Apple leaves U.S. Chamber over stance on climate change bill

Apple announced Monday it would leave the U.S. Chamber of Commerce because of the group’s stance against climate change as the nation’s premier business lobby continued to hemorrhage members.

Apple is the fourth company to leave the Chamber over global warming. A fifth, Nike, withdrew from the Chamber’s board but remains a member of the group.


The Chamber sought to clarify its position last week after three electric utilities that support a cap on carbon pulled out. Apple is the first non-utility to back out of the group, and backers of climate legislation took the departure to mean growing momentum for their side.

“The Chamber is a consensus-driven organization and welcomes input from any
company that wants to work on a comprehensive approach to reduce greenhouse gases,” a spokesman for the group said. “While we’ll continue to represent the broad majority of our membership on this goal, we recognize that there are some companies who stand to gain more than others with the current options on the table.”

In response to the departures last week, Chamber President and CEO Tom Donohue released a statement clarifying that the group supported climate legislation that would not hurt the economy and required international participation.

“The U.S. Chamber of Commerce continues to support strong federal legislation and a binding international agreement to reduce carbon emissions and address climate change,” Donohue said. He called the Chamber’s position commonsense and mainstream.

In the same statement, the Chamber said it opposed a move by the Environmental Protection Agency to regulate carbon through the use of the Clean Air Act. The EPA announced last week its intention of regulating carbon dioxide and other greenhouse gas emissions for large power plants and industrial facilities.

An Apple executive said the company “strongly” objected to the Chamber’s recent comments opposing the EPA’s efforts to limit greenhouse gases in a letter to Donohue sent Monday.

“We would prefer that the Chamber take a more progressive stance on this critical issue and play a constructive role in addressing the climate crisis,” Apple Vice President for Worldwide Government Affairs Catherine Novelli wrote.

Apple has announced its own efforts to reduce its emissions.

“For those companies who cannot or will not do the same, Apple supports regulating greenhouse gas emissions, and it is frustrating to find the Chamber at odds with us in this effort,” Novelli said.


Apple’s resignation from the Chamber is effective immediately.

Previously, PG&E, PNM Resources and Exelon resigned from the Chamber due to disagreement on climate legislation. The utilities could stand to benefit financially under a carbon cap because they operate nuclear plants and emit less carbon dioxide than some of their competitors.

Supporters of climate legislation said Nike’s and Apple’s decision reflects the growing support for climate legislation across the business spectrum.

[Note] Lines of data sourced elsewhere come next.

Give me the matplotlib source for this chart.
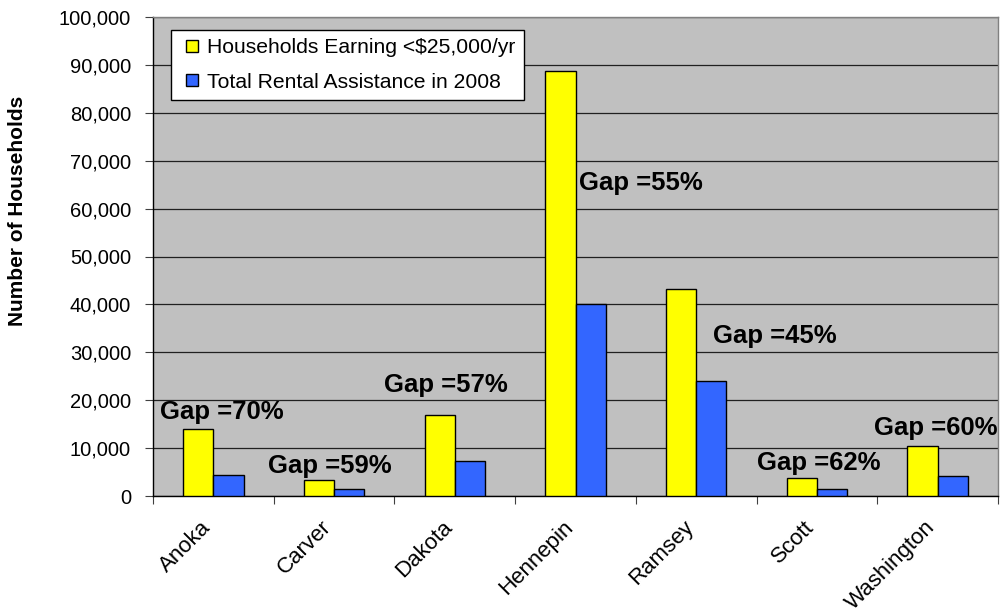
import matplotlib
matplotlib.use("Agg")
import matplotlib.pyplot as plt
from matplotlib.lines import Line2D
from matplotlib.ticker import FuncFormatter, FixedLocator, NullFormatter
from matplotlib.transforms import ScaledTranslation

plt.rcParams['font.family'] = ['Liberation Sans', 'DejaVu Sans']

counties = ["Anoka", "Carver", "Dakota", "Hennepin", "Ramsey", "Scott", "Washington"]
earning_lt25k = [14000, 3400, 17000, 88800, 43300, 3700, 10500]
rental_assist = [4300, 1500, 7300, 40000, 24000, 1500, 4100]
gap_labels = ["Gap =70%", "Gap =59%", "Gap =57%", "Gap =55%", "Gap =45%", "Gap =62%", "Gap =60%"]
# label anchor (left edge in category units, vertical centre in data units)
gap_label_x = [-0.44, 0.45, 1.41, 3.03, 4.14, 4.50, 5.47]
gap_label_y = [17500, 6300, 23200, 65300, 33400, 6900, 14200]

series_names = ["Households Earning <$25,000/yr", "Total Rental Assistance in 2008"]
yellow = "#FFFF00"
blue = "#3366FF"

fig = plt.figure(figsize=(10.02, 6.14), dpi=100)
ax = fig.add_axes([153/1002, (614-496)/614, (998-153)/1002, (496-17)/614])
ax.set_facecolor("#C0C0C0")

x = list(range(len(counties)))
w = 0.25
ax.bar([i - w/2 for i in x], earning_lt25k, width=w, color=yellow, edgecolor="black", linewidth=1.0, zorder=3)
ax.bar([i + w/2 for i in x], rental_assist, width=w, color=blue, edgecolor="black", linewidth=1.0, zorder=3)

for lx, ly, t in zip(gap_label_x, gap_label_y, gap_labels):
    ax.text(lx, ly, t, ha="left", va="center", fontsize=18.5, fontweight="bold", zorder=5, clip_on=False)

ax.set_xlim(-0.5, len(counties) - 0.5)
ax.set_ylim(0, 100000)
ax.yaxis.set_major_locator(FixedLocator(list(range(0, 100001, 10000))))
ax.yaxis.set_major_formatter(FuncFormatter(lambda v, p: f"{int(v):,}"))
ax.yaxis.grid(True, color="#202020", linewidth=0.9, zorder=1)
ax.set_axisbelow(True)

ax.xaxis.set_major_locator(FixedLocator([i - 0.5 for i in range(len(counties) + 1)]))
ax.xaxis.set_major_formatter(NullFormatter())
ax.xaxis.set_minor_locator(FixedLocator(x))
ax.set_xticklabels(counties, minor=True, rotation=45, ha="right", rotation_mode="anchor", fontsize=16)
ax.tick_params(axis="x", which="minor", length=0, pad=15)
ax.tick_params(axis="x", which="major", length=5.5, direction="out", color="#404040")
ax.tick_params(axis="y", length=5.8, direction="out", labelsize=14.5, pad=10, color="#404040")
off = ScaledTranslation(-13/100, 0, fig.dpi_scale_trans)
for lbl in ax.get_xticklabels(minor=True):
    lbl.set_transform(lbl.get_transform() + off)

for s in ["top", "right"]:
    ax.spines[s].set_color("#808080")
    ax.spines[s].set_linewidth(1.0)
for s in ["left", "bottom"]:
    ax.spines[s].set_color("black")
    ax.spines[s].set_linewidth(1.0)

ax.set_ylabel("Number of Households", fontsize=15, fontweight="bold")
ax.yaxis.set_label_coords((27-153)/845, (496-211)/479)

handles = [Line2D([], [], linestyle="none", marker="s", markersize=8.6, markerfacecolor=yellow,
                  markeredgecolor="black", markeredgewidth=1.0),
           Line2D([], [], linestyle="none", marker="s", markersize=8.6, markerfacecolor=blue,
                  markeredgecolor="black", markeredgewidth=1.0)]
leg = ax.legend(handles, series_names, loc="upper left", bbox_to_anchor=((171-153)/845, (496-30)/479),
                fontsize=15.2, frameon=True, fancybox=False, shadow=False, framealpha=1,
                edgecolor="black", handlelength=1.2, handletextpad=0.1,
                borderpad=0.4, labelspacing=0.72, borderaxespad=0)
leg.get_frame().set_linewidth(1.0)
leg.set_zorder(6)

fig.savefig("out.png", dpi=100, facecolor="white")
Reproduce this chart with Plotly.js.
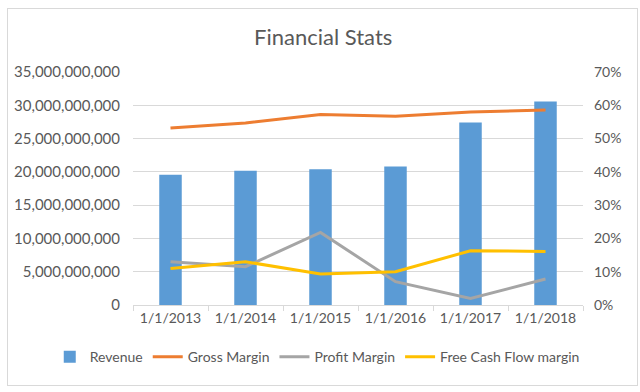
<!DOCTYPE html>
<html>
<head>
<meta charset="utf-8">
<script src="https://cdn.plot.ly/plotly-3.0.1.min.js"></script>
<style>
html,body{margin:0;padding:0;background:#fff;}
#wrap{position:relative;width:640px;height:392px;}
#chart{width:640px;height:392px;}
#frame{position:absolute;left:7px;top:8px;width:629px;height:376px;border:1px solid #d9d9d9;pointer-events:none;}
</style>
</head>
<body>
<div id="wrap"><div id="chart"></div><div id="frame"></div></div>
<script>
const categories = ["1/1/2013","1/1/2014","1/1/2015","1/1/2016","1/1/2017","1/1/2018"];
const revenue = [19.55e9, 20.15e9, 20.4e9, 20.8e9, 27.4e9, 30.55e9];
const grossMargin = [0.532, 0.547, 0.572, 0.567, 0.580, 0.586];
const profitMargin = [0.130, 0.115, 0.218, 0.070, 0.020, 0.078];
const fcfMargin = [0.110, 0.130, 0.093, 0.100, 0.163, 0.161];

const font = "Lato, 'Open Sans', sans-serif";
const txt = "#595959";

const traces = [
  {type:"bar", name:"Revenue", x:categories, y:revenue, marker:{color:"#5b9bd5"}, yaxis:"y"},
  {type:"scatter", mode:"lines", name:"Gross Margin", x:categories, y:grossMargin, line:{color:"#ed7d31", width:3}, yaxis:"y2"},
  {type:"scatter", mode:"lines", name:"Profit Margin", x:categories, y:profitMargin, line:{color:"#a5a5a5", width:3}, yaxis:"y2"},
  {type:"scatter", mode:"lines", name:"Free Cash Flow margin", x:categories, y:fcfMargin, line:{color:"#ffc000", width:3}, yaxis:"y2"}
];

const layout = {
  width:640, height:392,
  margin:{l:133, r:57, t:72, b:87},
  paper_bgcolor:"#fff", plot_bgcolor:"#fff",
  font:{family:font, size:14, color:txt},
  title:{text:"Financial Stats", x:0.505, xanchor:"center", y:0.905, yanchor:"middle", font:{family:font, size:22, color:txt}},
  bargap:0.7,
  showlegend:true,
  legend:{orientation:"h", x:-0.185, xanchor:"left", y:-0.155, yanchor:"top", font:{size:14, color:txt}, traceorder:"normal"},
  xaxis:{type:"category", showline:true, linecolor:"#d9d9d9", linewidth:1, ticks:"outside", tickson:"boundaries", ticklen:5, tickcolor:"#d9d9d9", showgrid:false, tickfont:{size:14, color:txt}, fixedrange:true},
  yaxis:{range:[0,35e9], dtick:5e9, tickformat:",d", gridcolor:"#d9d9d9", gridwidth:1, zeroline:false, showline:false, ticks:"", tickfont:{size:15, color:txt}, ticklabelstandoff:12},
  yaxis2:{range:[0,0.7], dtick:0.1, tickformat:".0%", overlaying:"y", side:"right", showgrid:false, zeroline:false, showline:false, tickfont:{size:14, color:txt}, ticklabelstandoff:10}
};

Plotly.newPlot("chart", traces, layout, {displayModeBar:false, staticPlot:true});
</script>
</body>
</html>
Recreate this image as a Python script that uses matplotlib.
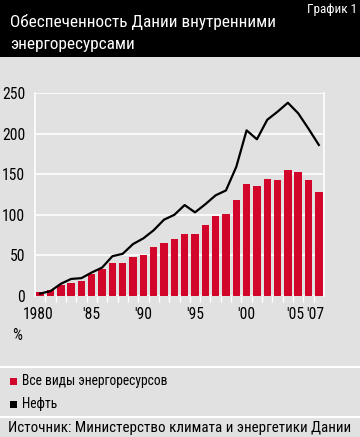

“These companies are making a very clear decision that moving forward on climate change legislation is the right thing to do,” said Tony Kreindler, a spokesman for the Environmental Defense Fund.

Others said the recent departures bode well for the climate bill because they demonstrate the changing political dynamics of the climate debate.

“These are mainstream companies making these decisions. It’s not Ben and Jerry’s and Tom’s of Maine,” said Erik Smith of Blue Engine Media.

“When you see non-ideological corporations making decisions like this, it leads me to believe that the Chamber is moving out of the mainstream,” said Smith, a former spokesman for House Minority Leader Dick Gephardt (D-Mo.).